Bringing in the Competition Authority isn’t going to reduce the price of petrol for consumers.- I don’t believe there’s anything for them to investigate. If Mr. Topaz gets up in the morning and looks across the road to see Mr. Esso charging 3c more, and he ups his price by 3c – we end up with petrol uniformly increasing by 3c – but without any price fixing taking place.

As an aside, it’s a similar situation when you look at the recent National Consumer Agency grocery price survey. From a basket of 72 individual items, Dunnes, Tesco and Superquinn have exactly the same price on 41 items – yet there were no price fixing calls following that survey – they just happen to have the same price, apparently.

So what is going to cause the price of petrol to fall?

In short, unless there’s a massive fall off in the demand for petrol when we start using the trains and buses, or the government brings in price controls, the answer is nothing will.

Given that the sale and pricing of petrol in Ireland is a non-regulated market and selling petrol is a business, the petrol retailers will sell petrol at a price that consumers are willing to pay.

Over the summer, when a barrel of oil was touching $145, and a litre of petrol was 10-15c more than it is now, the petrol retailers found that people were still buying as much petrol as always, despite the price rises. Retailers now know we’re willing to pay a whole lot more – so, why would they drop their prices if they can charge more, and get it. Anyone in business would recognise the madness of doing such a thing.

Basically, in economics terminology, the price of petrol is inelastic – when the quantity demanded does not change much with the price change. Petrol retailers have identified that for most car owners, petrol has almost become a non-discretionary purchase – because at least up to a price of 140c per litre, consumers will still keep buying the same amount each week.

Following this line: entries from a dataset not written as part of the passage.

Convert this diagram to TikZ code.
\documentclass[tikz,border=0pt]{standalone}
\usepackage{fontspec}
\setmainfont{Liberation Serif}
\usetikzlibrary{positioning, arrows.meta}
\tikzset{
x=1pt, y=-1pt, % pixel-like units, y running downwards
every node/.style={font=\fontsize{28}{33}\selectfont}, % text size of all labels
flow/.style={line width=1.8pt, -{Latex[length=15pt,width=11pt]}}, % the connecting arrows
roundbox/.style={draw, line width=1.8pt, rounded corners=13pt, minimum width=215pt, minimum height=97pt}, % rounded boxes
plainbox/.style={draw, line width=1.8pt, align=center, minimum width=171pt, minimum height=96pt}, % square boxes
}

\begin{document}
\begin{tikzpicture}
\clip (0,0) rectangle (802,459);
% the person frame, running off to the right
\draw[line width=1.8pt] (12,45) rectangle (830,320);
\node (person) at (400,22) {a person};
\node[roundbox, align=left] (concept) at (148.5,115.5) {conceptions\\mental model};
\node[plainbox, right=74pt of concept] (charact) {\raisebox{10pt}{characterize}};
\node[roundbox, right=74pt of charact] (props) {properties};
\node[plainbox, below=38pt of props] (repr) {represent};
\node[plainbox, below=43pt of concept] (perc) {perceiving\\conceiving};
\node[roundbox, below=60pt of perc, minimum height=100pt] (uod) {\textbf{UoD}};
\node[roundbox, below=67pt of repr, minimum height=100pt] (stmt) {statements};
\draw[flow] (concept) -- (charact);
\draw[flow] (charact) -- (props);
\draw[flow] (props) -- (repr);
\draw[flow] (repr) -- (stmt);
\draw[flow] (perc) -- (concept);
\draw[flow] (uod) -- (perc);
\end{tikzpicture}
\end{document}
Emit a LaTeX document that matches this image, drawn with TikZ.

So, bring in the Competition Authority?

Presumably, as requested by Mr. Jewell, the Competition Authority could investigate the retail petrol market in Ireland – and therefore determine if we have enough competition.

But they’ve done this investigation already. For an organisation that takes years to produce their research, their 2006 observations following the Topaz/Statoil merger approval fiasco could almost still be described as current. The summary of their investigations back then were that:

Consistent with other decisions, such a market concentration (of a combined Topaz/Statoil market presence) does not give rise to competition concerns at national level.

It could be worse

To further illustrate the pointlessness of any new research completed now is the fact that relatively speaking, Irish consumers are better off now than they theoretically could be.

Even allowing for exchange rate differences, the price of a barrel of oil has increased 32% in the past 2 years since the original Competition Authority statement – but the price of petrol in Ireland has increased by only 20%.